Bishop William Patrick Callahan delivers the Homily during his installation in this Aug. 11, 2010 file photo.

The Most Rev. William Callahan welcomed the public release Wednesday of a report commissioned by U.S. Catholic bishops to determine the causes of the church's child sex abuse crisis.

Neither forced celibacy nor homosexuality were to blame, the study concluded; instead researchers blamed inadequate training that left priests ill-equipped for the social changes of the 1960s and '70s.

Church critics dismissed the study, conducted by the John Jay College of Criminal Justice and funded largely by the church, as a whitewash, but Callahan defended its integrity.

"John Jay is not a church institution," the bishop said. "I don't think they came through trying to be nice to the church.
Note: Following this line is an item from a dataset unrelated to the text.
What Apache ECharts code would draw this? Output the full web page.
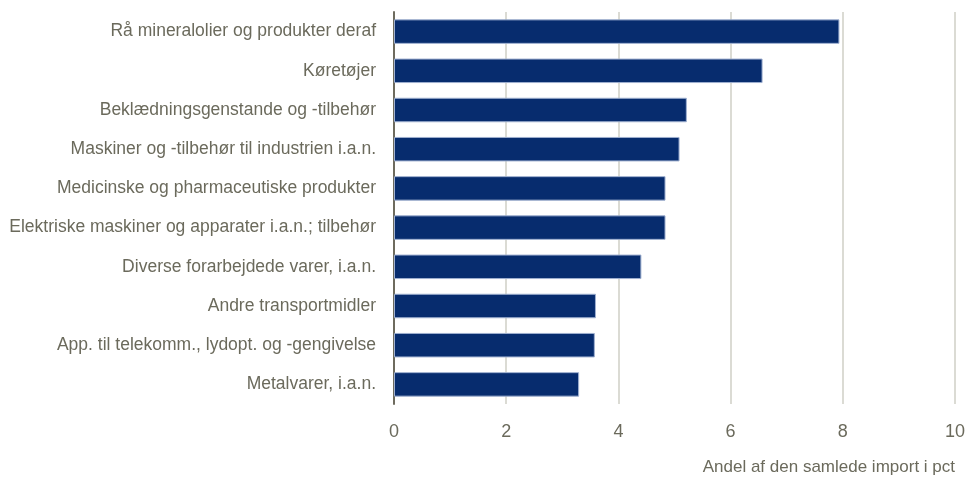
<!DOCTYPE html>
<html>
<head>
<meta charset="utf-8">
<script src="https://cdn.jsdelivr.net/npm/echarts@6/dist/echarts.min.js"></script>
<style>
  html, body { margin: 0; padding: 0; background: #fff; }
  #chart { width: 970px; height: 484px; }
</style>
</head>
<body>
<div id="chart"></div>
<script>
// varegrupper, største først
var categories = [
  'Rå mineralolier og produkter deraf',
  'Køretøjer',
  'Beklædningsgenstande og -tilbehør',
  'Maskiner og -tilbehør til industrien i.a.n.',
  'Medicinske og pharmaceutiske produkter',
  'Elektriske maskiner og apparater i.a.n.; tilbehør',
  'Diverse forarbejdede varer, i.a.n.',
  'Andre transportmidler',
  'App. til telekomm., lydopt. og -gengivelse',
  'Metalvarer, i.a.n.'
];
var values = [7.94, 6.57, 5.22, 5.09, 4.84, 4.84, 4.41, 3.60, 3.58, 3.30];
var axisName = 'Andel af den samlede import i pct';

var font = '"Liberation Sans", Arial, sans-serif';
var textColor = '#6b6a5c';

var chart = echarts.init(document.getElementById('chart'));
chart.setOption({
  animation: false,
  grid: { left: 394, right: 15, top: 12, bottom: 80, containLabel: false, outerBoundsMode: 'none' },
  xAxis: {
    type: 'value',
    min: 0,
    max: 10,
    interval: 2,
    name: axisName,
    nameLocation: 'end',
    nameGap: 0,
    nameTextStyle: {
      color: textColor, fontSize: 17, fontFamily: font,
      align: 'right', verticalAlign: 'top', padding: [55, 0, 0, 0]
    },
    axisLine: { show: false },
    axisTick: { show: false },
    axisLabel: { color: textColor, fontSize: 18, fontFamily: font, margin: 19 },
    splitLine: { lineStyle: { color: '#cfcfc6', width: 1.5 } }
  },
  yAxis: {
    type: 'category',
    data: categories,
    inverse: true,
    axisLine: { lineStyle: { color: '#6e6b5e', width: 2 } },
    axisTick: { show: false },
    axisLabel: { color: textColor, fontSize: 17.5, fontFamily: font, margin: 18 }
  },
  series: [{
    type: 'bar',
    data: values,
    barCategoryGap: '37.5%',
    itemStyle: { color: '#072c6e', borderColor: '#9fb0d0', borderWidth: 1 }
  }]
});
</script>
</body>
</html>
Their people were genuine and honest."

Callahan noted that no other institution has undertaken a self-study of this magnitude.

"This is unprecedented," he said. "The fact that the church was willing to have this done expresses our sincere desire to help victims, our sincere concerns to make sure this never happens again."

In the past decade, there have been no allegations of child sexual abuse brought against a clergy member in the Roman Catholic Diocese of La Crosse, said Jim Birnbaum, the diocese's attorney.

Eleven priests have been accused since 2003 by adults who said they were abused as children. Of those allegations, Birnbaum said, 10 were against priests who had died or were no longer in the ministry, and the diocese could not sufficiently confirm the other case.

"We don't have contemporary allegations," Birnbaum said. "Those are all handed over to the cops."

Though not accused of abusing children, the Rev. Patrick Umberger, pastor of St. Patrick's Church in Onalaska, was charged in July with possession of child pornography. Umberger died Nov. 30 with his legal case pending.

The diocese is also the subject of a civil suit by a Plover, Wis., woman who claims she was abused as a young girl in 1968 by a now-deceased priest who was later removed from the ministry over sex abuse allegations.

The Rev. James Connell, a priest in the Archdiocese of Milwaukee, last year accused the diocese of refusing to change a policy that he said puts an abnormally high burden of proof on those alleging sexual abuse by priests.

Callahan said Wednesday that he plans to announce changes to diocese policies, but reiterated that Connell's concerns "in no way limited or in any way endangered" children.

"It did not limit my ability as bishop - or my predecessor - from protecting children."